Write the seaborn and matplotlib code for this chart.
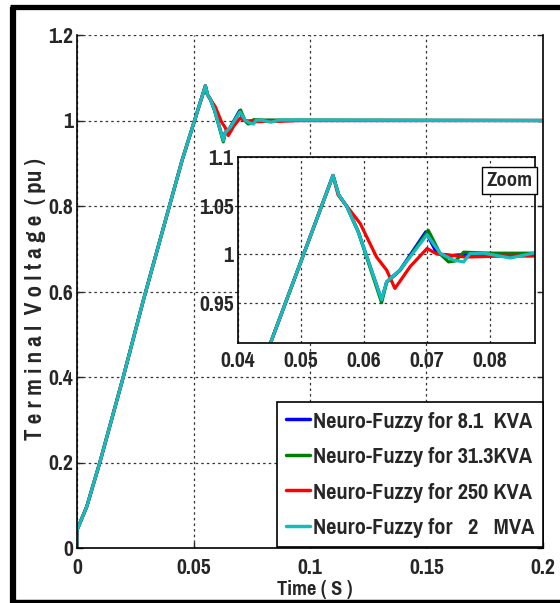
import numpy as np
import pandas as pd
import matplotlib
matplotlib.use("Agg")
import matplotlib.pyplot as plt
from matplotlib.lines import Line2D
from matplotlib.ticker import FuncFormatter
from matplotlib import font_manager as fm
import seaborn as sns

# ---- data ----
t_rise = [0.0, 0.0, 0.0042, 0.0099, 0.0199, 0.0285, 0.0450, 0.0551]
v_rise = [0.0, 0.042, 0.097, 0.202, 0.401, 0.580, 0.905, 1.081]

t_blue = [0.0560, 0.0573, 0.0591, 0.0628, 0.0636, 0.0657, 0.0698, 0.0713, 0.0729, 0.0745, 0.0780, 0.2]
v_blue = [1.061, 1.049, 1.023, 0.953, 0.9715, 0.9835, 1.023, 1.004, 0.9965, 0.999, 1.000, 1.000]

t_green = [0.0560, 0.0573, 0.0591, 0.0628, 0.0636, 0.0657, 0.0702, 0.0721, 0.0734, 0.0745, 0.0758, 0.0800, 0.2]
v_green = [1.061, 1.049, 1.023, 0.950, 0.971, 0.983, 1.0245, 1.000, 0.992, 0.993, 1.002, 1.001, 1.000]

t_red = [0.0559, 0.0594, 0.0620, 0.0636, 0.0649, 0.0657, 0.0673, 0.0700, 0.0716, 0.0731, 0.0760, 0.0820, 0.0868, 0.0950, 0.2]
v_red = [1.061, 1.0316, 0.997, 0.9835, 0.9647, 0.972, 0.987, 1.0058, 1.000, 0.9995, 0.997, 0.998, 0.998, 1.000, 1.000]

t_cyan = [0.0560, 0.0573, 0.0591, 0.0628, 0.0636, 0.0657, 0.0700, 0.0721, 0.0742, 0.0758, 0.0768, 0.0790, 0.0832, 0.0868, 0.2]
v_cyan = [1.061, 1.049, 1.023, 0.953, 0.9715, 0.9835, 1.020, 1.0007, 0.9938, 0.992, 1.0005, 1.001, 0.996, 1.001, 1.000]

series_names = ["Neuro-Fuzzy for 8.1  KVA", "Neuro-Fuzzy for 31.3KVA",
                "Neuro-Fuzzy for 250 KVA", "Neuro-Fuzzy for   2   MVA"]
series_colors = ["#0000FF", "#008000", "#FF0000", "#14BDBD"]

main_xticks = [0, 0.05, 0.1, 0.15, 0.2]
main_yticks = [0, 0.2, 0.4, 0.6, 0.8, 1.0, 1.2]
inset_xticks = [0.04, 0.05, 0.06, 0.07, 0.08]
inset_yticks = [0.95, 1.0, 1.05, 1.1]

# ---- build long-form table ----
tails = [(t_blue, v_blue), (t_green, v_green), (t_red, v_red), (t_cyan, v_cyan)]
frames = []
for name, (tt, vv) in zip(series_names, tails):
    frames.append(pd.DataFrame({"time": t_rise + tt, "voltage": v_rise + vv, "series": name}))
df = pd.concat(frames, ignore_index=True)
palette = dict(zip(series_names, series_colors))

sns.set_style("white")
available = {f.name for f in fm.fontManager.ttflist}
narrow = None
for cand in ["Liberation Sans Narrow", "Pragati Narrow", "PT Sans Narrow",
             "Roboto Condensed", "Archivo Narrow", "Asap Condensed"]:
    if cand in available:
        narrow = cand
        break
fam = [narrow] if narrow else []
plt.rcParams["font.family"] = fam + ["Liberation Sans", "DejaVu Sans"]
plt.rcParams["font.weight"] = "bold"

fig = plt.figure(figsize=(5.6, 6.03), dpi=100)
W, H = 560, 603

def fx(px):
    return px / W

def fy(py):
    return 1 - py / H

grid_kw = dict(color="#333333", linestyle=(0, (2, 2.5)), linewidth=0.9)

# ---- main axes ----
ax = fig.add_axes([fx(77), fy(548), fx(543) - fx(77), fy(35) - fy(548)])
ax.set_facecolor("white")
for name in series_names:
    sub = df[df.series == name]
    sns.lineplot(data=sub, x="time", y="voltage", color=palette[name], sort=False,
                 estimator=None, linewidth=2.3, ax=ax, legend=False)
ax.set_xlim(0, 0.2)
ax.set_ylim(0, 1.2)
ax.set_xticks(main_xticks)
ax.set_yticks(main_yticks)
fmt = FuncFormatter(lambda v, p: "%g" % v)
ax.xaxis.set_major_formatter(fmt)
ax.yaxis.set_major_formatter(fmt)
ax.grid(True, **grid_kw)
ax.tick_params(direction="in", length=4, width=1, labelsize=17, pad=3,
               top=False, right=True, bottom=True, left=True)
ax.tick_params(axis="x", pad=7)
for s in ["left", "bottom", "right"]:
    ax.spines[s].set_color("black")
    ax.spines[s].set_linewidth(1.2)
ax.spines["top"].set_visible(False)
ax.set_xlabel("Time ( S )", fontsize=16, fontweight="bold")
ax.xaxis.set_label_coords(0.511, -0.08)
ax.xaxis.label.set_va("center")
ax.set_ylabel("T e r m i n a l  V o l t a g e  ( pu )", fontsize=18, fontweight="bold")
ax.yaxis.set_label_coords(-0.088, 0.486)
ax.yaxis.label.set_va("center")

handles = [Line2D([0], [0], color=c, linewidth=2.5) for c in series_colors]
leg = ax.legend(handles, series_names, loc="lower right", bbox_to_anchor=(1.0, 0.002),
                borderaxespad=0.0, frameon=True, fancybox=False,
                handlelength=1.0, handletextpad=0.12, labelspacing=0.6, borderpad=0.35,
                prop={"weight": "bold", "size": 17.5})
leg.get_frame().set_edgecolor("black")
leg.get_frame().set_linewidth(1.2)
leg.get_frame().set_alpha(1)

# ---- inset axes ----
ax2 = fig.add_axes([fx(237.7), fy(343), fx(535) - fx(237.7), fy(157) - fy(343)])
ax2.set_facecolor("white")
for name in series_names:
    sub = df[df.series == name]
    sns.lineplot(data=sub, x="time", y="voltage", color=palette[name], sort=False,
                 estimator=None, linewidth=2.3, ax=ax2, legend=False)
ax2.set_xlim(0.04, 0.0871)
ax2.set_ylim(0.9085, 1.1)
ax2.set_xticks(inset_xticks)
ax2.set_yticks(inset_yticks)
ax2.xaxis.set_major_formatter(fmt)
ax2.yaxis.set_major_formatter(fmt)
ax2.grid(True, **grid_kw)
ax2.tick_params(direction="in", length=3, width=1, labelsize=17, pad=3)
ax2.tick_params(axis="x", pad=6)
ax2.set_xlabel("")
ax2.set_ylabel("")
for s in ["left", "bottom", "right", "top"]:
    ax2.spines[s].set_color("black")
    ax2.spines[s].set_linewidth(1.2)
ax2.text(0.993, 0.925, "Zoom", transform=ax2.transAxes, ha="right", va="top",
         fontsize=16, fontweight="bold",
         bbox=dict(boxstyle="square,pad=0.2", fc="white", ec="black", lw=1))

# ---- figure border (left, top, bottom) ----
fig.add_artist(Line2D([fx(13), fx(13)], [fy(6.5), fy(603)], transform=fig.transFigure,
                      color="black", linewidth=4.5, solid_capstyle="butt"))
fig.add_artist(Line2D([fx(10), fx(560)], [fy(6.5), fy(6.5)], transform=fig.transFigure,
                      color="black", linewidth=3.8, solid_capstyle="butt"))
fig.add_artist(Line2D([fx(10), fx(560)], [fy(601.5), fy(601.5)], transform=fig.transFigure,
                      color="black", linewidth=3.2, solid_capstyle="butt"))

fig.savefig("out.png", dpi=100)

+ + + + + + +

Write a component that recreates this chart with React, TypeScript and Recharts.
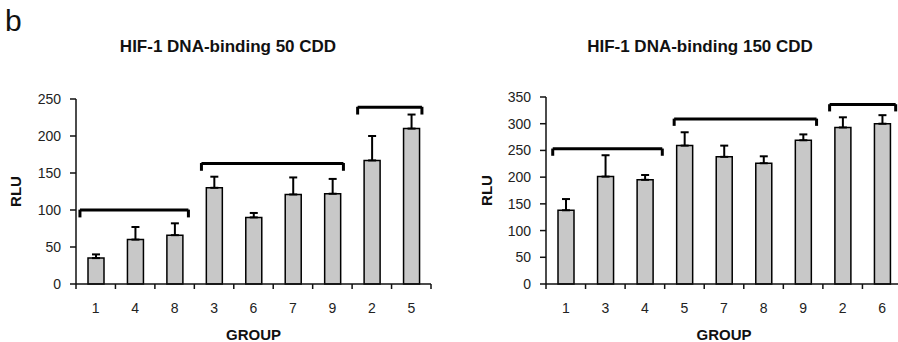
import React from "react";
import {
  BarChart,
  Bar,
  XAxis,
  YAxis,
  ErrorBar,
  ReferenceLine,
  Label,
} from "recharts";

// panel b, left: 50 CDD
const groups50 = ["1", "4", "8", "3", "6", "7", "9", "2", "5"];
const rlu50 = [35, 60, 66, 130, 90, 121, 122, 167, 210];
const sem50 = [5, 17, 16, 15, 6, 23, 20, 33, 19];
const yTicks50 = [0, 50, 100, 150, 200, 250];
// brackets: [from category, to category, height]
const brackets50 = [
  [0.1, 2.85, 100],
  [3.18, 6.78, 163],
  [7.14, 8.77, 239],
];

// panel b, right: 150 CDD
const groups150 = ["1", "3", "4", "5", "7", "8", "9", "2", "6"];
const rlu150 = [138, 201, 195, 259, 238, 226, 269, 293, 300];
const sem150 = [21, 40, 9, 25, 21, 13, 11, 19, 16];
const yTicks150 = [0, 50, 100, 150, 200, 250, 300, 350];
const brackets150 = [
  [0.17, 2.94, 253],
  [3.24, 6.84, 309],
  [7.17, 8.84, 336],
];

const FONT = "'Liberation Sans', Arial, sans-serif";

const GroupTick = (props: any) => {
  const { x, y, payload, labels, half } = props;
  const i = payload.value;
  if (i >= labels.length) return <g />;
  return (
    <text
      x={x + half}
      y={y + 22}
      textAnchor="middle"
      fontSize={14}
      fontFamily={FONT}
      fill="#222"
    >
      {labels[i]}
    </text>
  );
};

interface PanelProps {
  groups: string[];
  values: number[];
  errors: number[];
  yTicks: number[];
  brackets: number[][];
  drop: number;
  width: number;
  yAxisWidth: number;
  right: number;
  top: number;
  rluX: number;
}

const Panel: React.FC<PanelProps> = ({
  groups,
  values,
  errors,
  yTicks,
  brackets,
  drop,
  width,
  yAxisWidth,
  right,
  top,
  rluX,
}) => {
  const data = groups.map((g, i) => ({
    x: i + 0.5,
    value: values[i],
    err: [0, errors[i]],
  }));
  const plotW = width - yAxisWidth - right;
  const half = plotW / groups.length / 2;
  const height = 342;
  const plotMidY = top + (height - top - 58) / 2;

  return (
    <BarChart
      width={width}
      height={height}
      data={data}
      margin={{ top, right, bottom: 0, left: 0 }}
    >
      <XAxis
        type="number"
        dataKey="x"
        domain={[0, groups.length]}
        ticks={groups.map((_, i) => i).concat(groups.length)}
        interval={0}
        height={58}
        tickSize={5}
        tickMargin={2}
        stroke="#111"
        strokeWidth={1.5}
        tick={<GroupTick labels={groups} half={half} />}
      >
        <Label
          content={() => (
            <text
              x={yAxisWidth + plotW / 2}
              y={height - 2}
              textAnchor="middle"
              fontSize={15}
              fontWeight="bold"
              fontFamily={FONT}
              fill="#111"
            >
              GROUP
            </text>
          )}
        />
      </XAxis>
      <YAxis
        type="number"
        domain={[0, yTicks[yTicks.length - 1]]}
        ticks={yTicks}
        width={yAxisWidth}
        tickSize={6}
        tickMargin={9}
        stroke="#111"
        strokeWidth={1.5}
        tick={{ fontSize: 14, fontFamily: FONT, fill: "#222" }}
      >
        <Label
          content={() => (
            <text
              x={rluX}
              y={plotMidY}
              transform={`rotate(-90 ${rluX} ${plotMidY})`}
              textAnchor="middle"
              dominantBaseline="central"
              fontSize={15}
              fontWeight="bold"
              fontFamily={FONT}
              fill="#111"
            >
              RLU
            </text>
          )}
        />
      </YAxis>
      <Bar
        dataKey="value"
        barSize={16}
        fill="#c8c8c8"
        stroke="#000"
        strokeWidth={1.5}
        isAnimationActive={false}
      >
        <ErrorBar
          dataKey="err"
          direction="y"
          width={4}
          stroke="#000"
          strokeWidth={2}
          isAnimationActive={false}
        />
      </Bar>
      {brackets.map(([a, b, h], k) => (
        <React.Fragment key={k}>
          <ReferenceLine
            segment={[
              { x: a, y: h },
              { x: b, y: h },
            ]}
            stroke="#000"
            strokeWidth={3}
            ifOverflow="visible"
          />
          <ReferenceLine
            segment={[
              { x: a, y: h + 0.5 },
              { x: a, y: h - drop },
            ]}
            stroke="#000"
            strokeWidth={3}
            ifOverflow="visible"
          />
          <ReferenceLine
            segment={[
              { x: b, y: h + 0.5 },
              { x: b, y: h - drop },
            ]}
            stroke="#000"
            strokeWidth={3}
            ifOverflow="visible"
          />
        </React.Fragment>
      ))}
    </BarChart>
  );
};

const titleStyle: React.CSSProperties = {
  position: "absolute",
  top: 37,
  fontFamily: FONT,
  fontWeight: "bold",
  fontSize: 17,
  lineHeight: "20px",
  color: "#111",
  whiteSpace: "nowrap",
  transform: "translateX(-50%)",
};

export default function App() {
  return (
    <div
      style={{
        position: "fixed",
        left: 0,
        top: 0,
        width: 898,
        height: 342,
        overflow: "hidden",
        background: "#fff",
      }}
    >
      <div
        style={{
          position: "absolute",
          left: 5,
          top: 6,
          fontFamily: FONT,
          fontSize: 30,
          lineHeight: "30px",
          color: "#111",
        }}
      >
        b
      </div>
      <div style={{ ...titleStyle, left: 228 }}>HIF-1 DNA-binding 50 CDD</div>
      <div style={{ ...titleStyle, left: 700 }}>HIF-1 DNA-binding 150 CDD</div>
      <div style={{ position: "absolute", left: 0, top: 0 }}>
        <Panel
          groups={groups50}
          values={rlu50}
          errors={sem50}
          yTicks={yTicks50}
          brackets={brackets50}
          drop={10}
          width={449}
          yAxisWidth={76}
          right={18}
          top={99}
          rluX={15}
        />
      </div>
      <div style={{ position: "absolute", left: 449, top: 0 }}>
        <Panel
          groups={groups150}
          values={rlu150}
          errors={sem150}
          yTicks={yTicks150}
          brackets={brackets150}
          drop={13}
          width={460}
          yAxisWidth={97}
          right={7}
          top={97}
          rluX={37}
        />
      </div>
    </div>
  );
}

+ + + + + + +

#### [Job]
Quote the data above exactly from the line with "Write the seaborn" to the line with "1.002, 1.001, 1.000]", both ends counted, and nothing else. Pictures don't go in.

#### [Full solution]
Write the seaborn and matplotlib code for this chart.
import numpy as np
import pandas as pd
import matplotlib
matplotlib.use("Agg")
import matplotlib.pyplot as plt
from matplotlib.lines import Line2D
from matplotlib.ticker import FuncFormatter
from matplotlib import font_manager as fm
import seaborn as sns

# ---- data ----
t_rise = [0.0, 0.0, 0.0042, 0.0099, 0.0199, 0.0285, 0.0450, 0.0551]
v_rise = [0.0, 0.042, 0.097, 0.202, 0.401, 0.580, 0.905, 1.081]

t_blue = [0.0560, 0.0573, 0.0591, 0.0628, 0.0636, 0.0657, 0.0698, 0.0713, 0.0729, 0.0745, 0.0780, 0.2]
v_blue = [1.061, 1.049, 1.023, 0.953, 0.9715, 0.9835, 1.023, 1.004, 0.9965, 0.999, 1.000, 1.000]

t_green = [0.0560, 0.0573, 0.0591, 0.0628, 0.0636, 0.0657, 0.0702, 0.0721, 0.0734, 0.0745, 0.0758, 0.0800, 0.2]
v_green = [1.061, 1.049, 1.023, 0.950, 0.971, 0.983, 1.0245, 1.000, 0.992, 0.993, 1.002, 1.001, 1.000]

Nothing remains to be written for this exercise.